True to form this week, Warren prattles on about Desperate Housewives, failing to identify the car he is reviewing for half the article. Then, he doesn’t get into anything substantive until 2/3 of the way through. After reading the entire review, all I know is he thinks:

  • there is too much plastic for a Jag (ummm… you can buy two for the price of an XJ… of course it will have a less ostentatious interior)
  • there is good wet traction (ummm AWD… I hope so)
  • the cargo is easily accessible (it’s a wagon… again, Warren, you’re stating the obvious)
  • and the low end torque is a little wimpy (FINALLY! Something meaningful! I can’t believe I read half a page for that.)

If I continue to read Warren Brown’s reviews, somebody needs to organize an intervention.

* When I’m bored on a Saturday, I will occasionally act like I’m going to buy a car in order to test drive it, even though I have no intention of buying it.


Let’s Do The Twist

Categories: Cars

What a beautiful sightIt’s official. Society has taken away all joy for me.

I like to drive. No… I love to drive and anyone who gets in my way will probably find the running lights of my car in their rear view mirror. Unfortunately, suburban sprawl is taking a huge, nasty, acidic leak in my Cheerios.

My folks live out in Reston, or Rest-home as I call it. Whenever we get the chance, my family will get together for a Sunday dinner. It’s lovely… we have cocktails and appetizers, and… well, more cocktails. My mother will apologize for such a pedestrian meal, and then serve perfectly grilled filet mignon, a spinach and fontina pasta with pancetta, salad greens with candied walnuts and dried cranberries… you get the idea. I had to get it from someone.

One of my great joys is to preface such a decadent meal by diverting myself down the scenic route, which is a little longer trip, but has lots and lots of twisties. Unfortunately, there was has been a lot of development along Georgetown Pike, and along with it, significantly increased traffic. 4 times out of 5, I will end up behind some tool driving less than 25 MPH in a 40 MPH zone. After being stuck behind many of these drivers, I’ve noticed most could easily take the much faster, but less entertaining, Leesburg Pike. What kills me is that they will start braking half-way through a curve, when they should have been on the accelerator.

My only comfort has been that when I head to Shepherdstown to visit my sister, I can take another scenic route through the mountains. Well, the development of the eastern West Virginia panhandle has scuttled that route also. For the third consecutive time, I ended up behind some neurotic mess traveling less than 30 MPH in a 50.

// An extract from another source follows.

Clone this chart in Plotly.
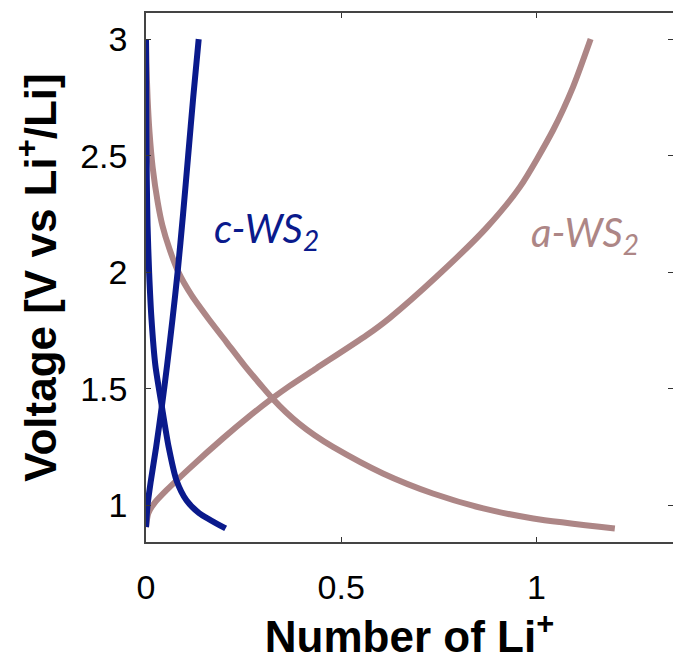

I realize the mountain roads are intimidating for some, but there are those of us who seek them out. If you see a gray BMW who falls way behind you on a straight away, only to end up on your tail by the end of a curve… that’s me. I’m not trying to be an asshole, just wishing I could drive the roads the way they beg to be. And if you are feeling generous, move a little onto the shoulder to let me pass. It would make my day.